▶ Instruction
Strip the pictures and reproduce the rest of the listing exactly.

▶ Material
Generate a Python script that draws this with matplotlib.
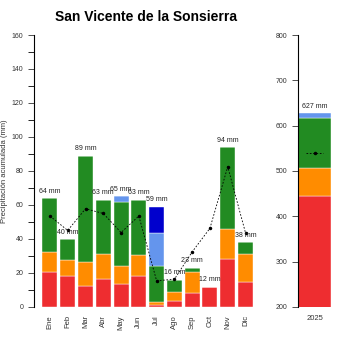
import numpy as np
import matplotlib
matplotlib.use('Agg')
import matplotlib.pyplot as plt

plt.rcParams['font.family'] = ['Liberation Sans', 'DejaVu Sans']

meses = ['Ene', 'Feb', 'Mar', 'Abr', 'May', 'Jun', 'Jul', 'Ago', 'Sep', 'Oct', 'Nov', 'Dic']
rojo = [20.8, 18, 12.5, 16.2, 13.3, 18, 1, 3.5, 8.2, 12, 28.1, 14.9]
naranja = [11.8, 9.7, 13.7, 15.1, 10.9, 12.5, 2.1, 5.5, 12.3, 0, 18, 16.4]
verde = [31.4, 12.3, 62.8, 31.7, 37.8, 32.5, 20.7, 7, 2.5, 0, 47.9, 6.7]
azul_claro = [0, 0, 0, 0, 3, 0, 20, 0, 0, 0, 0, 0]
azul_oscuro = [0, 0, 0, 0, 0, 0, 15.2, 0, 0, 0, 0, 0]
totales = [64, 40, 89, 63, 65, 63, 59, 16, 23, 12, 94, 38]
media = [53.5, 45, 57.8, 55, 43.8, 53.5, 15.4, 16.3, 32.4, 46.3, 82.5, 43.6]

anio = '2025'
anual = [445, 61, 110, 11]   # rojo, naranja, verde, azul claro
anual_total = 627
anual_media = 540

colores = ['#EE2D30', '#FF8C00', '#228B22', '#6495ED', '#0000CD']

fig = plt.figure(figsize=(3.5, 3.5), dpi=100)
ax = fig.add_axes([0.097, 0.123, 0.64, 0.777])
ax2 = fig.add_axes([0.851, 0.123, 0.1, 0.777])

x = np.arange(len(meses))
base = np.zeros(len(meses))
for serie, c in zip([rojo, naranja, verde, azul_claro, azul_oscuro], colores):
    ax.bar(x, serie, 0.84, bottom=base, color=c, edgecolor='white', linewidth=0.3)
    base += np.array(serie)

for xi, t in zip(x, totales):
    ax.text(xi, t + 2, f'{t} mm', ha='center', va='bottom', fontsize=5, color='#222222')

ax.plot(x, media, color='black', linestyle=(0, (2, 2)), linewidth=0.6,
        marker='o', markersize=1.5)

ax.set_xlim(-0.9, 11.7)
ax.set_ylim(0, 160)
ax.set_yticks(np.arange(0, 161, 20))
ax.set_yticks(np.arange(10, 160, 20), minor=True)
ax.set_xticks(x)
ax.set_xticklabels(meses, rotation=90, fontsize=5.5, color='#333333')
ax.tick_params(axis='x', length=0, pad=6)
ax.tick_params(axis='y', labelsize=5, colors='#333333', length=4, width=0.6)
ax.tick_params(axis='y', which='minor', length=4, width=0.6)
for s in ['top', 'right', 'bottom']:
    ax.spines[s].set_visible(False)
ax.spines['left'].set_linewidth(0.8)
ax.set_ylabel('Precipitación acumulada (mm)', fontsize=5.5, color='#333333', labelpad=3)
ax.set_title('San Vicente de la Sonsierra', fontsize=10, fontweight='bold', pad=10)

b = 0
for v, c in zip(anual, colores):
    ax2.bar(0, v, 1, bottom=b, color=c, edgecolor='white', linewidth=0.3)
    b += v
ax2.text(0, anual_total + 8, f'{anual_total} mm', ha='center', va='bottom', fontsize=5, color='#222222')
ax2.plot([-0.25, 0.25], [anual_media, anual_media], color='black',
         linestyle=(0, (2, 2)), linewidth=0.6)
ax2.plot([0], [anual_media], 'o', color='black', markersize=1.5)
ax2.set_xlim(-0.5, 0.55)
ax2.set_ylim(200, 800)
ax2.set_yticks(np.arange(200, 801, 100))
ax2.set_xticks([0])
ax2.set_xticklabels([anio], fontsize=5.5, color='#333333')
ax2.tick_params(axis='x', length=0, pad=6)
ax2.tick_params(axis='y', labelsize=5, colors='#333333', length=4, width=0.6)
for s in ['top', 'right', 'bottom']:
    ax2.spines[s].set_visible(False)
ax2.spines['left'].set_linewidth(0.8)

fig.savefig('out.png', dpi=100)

▶ Reply to the task
Generate a Python script that draws this with matplotlib.
import numpy as np
import matplotlib
matplotlib.use('Agg')
import matplotlib.pyplot as plt

plt.rcParams['font.family'] = ['Liberation Sans', 'DejaVu Sans']

meses = ['Ene', 'Feb', 'Mar', 'Abr', 'May', 'Jun', 'Jul', 'Ago', 'Sep', 'Oct', 'Nov', 'Dic']
rojo = [20.8, 18, 12.5, 16.2, 13.3, 18, 1, 3.5, 8.2, 12, 28.1, 14.9]
naranja = [11.8, 9.7, 13.7, 15.1, 10.9, 12.5, 2.1, 5.5, 12.3, 0, 18, 16.4]
verde = [31.4, 12.3, 62.8, 31.7, 37.8, 32.5, 20.7, 7, 2.5, 0, 47.9, 6.7]
azul_claro = [0, 0, 0, 0, 3, 0, 20, 0, 0, 0, 0, 0]
azul_oscuro = [0, 0, 0, 0, 0, 0, 15.2, 0, 0, 0, 0, 0]
totales = [64, 40, 89, 63, 65, 63, 59, 16, 23, 12, 94, 38]
media = [53.5, 45, 57.8, 55, 43.8, 53.5, 15.4, 16.3, 32.4, 46.3, 82.5, 43.6]

anio = '2025'
anual = [445, 61, 110, 11]   # rojo, naranja, verde, azul claro
anual_total = 627
anual_media = 540

colores = ['#EE2D30', '#FF8C00', '#228B22', '#6495ED', '#0000CD']

fig = plt.figure(figsize=(3.5, 3.5), dpi=100)
ax = fig.add_axes([0.097, 0.123, 0.64, 0.777])
ax2 = fig.add_axes([0.851, 0.123, 0.1, 0.777])

x = np.arange(len(meses))
base = np.zeros(len(meses))
for serie, c in zip([rojo, naranja, verde, azul_claro, azul_oscuro], colores):
    ax.bar(x, serie, 0.84, bottom=base, color=c, edgecolor='white', linewidth=0.3)
    base += np.array(serie)

for xi, t in zip(x, totales):
    ax.text(xi, t + 2, f'{t} mm', ha='center', va='bottom', fontsize=5, color='#222222')

ax.plot(x, media, color='black', linestyle=(0, (2, 2)), linewidth=0.6,
        marker='o', markersize=1.5)

ax.set_xlim(-0.9, 11.7)
ax.set_ylim(0, 160)
ax.set_yticks(np.arange(0, 161, 20))
ax.set_yticks(np.arange(10, 160, 20), minor=True)
ax.set_xticks(x)
ax.set_xticklabels(meses, rotation=90, fontsize=5.5, color='#333333')
ax.tick_params(axis='x', length=0, pad=6)
ax.tick_params(axis='y', labelsize=5, colors='#333333', length=4, width=0.6)
ax.tick_params(axis='y', which='minor', length=4, width=0.6)
for s in ['top', 'right', 'bottom']:
    ax.spines[s].set_visible(False)
ax.spines['left'].set_linewidth(0.8)
ax.set_ylabel('Precipitación acumulada (mm)', fontsize=5.5, color='#333333', labelpad=3)
ax.set_title('San Vicente de la Sonsierra', fontsize=10, fontweight='bold', pad=10)

b = 0
for v, c in zip(anual, colores):
    ax2.bar(0, v, 1, bottom=b, color=c, edgecolor='white', linewidth=0.3)
    b += v
ax2.text(0, anual_total + 8, f'{anual_total} mm', ha='center', va='bottom', fontsize=5, color='#222222')
ax2.plot([-0.25, 0.25], [anual_media, anual_media], color='black',
         linestyle=(0, (2, 2)), linewidth=0.6)
ax2.plot([0], [anual_media], 'o', color='black', markersize=1.5)
ax2.set_xlim(-0.5, 0.55)
ax2.set_ylim(200, 800)
ax2.set_yticks(np.arange(200, 801, 100))
ax2.set_xticks([0])
ax2.set_xticklabels([anio], fontsize=5.5, color='#333333')
ax2.tick_params(axis='x', length=0, pad=6)
ax2.tick_params(axis='y', labelsize=5, colors='#333333', length=4, width=0.6)
for s in ['top', 'right', 'bottom']:
    ax2.spines[s].set_visible(False)
ax2.spines['left'].set_linewidth(0.8)

fig.savefig('out.png', dpi=100)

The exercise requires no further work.